I've got what I think is a '66 (based on the 66 4 on the rear hub) Chrome Sports Men's bike. Bike is in easy-to-restore shape with the worst being a curb dent on the rear rim and a non-original (but Bianchi) saddle. Bike is in SW CT - would love to know roughly what it's worth and if anyone is interested.

Thanks in advance!


----------



## SirMike1983 (May 25, 2022)

The story is that these were made in the mid-1960s, and given to top Raleigh dealers in England and on the East Coast of the USA. Wider distribution may have taken place, with chrome bikes turning up in other countries.
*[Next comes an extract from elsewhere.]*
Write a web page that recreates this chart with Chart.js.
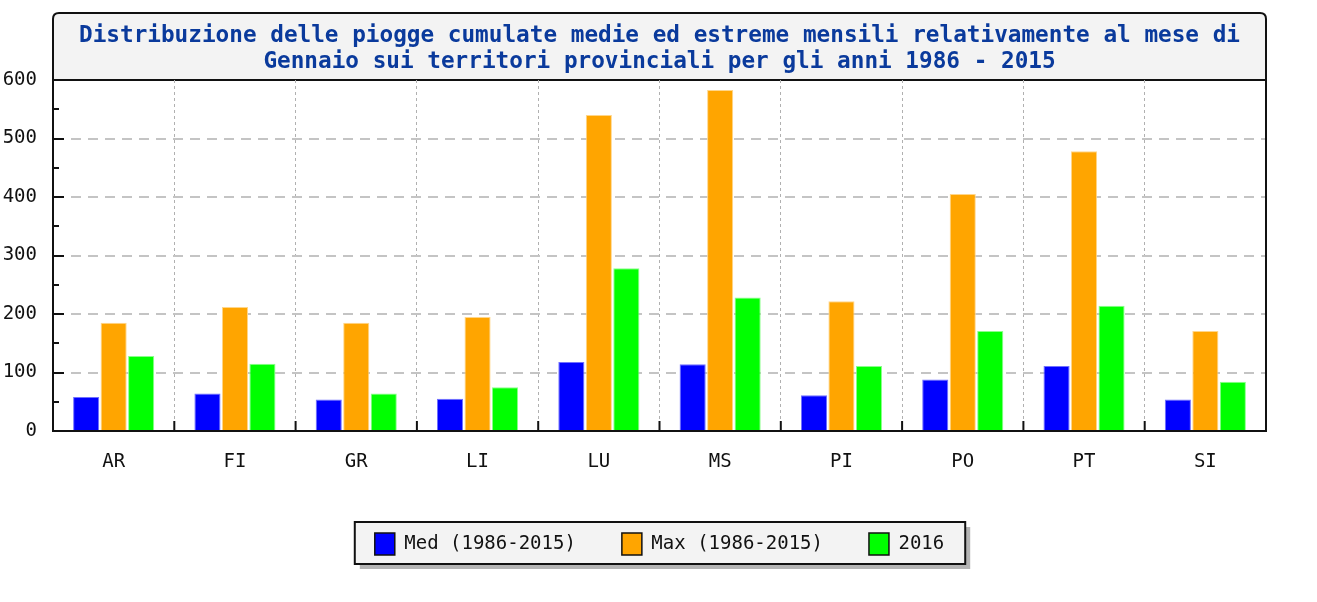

I have read they were not for sale, and were a dealer display item only, but I've also come across people who say that as the original owners they were able to buy the chrome bikes at dealers back in the 1960s as a special item. Perhaps some of the dealers felt that if the price was right, even the chrome bike on display was fair game for sale. If you can get a copy of Raleigh Past and Presence by Tony Hadland, it will have more explanation. The chrome bikes are uncommon and are a niche market unto themselves, though they do turn up every so often, and they do turn up for sale on the second hand market. They are more valuable than a standard Raleigh Sports. Premiums on top of being a chrome and uncommon item would be if you have a tall frame (23 inch frame), original bag/tools/accessories, original sales tag or paperwork. Issues with condition, replacement saddle, replacement tires/tubes, other replacement parts would deduct from value.


----------



## rstytnsp (May 25, 2022)

first one I've seen


----------



## loon36u (Oct 30, 2022)

I have a Rudge version of this bike
i have the history and original purchase receipts
in researching the chrome Rudge bikes, SirMike 1983 
is generally correct.


----------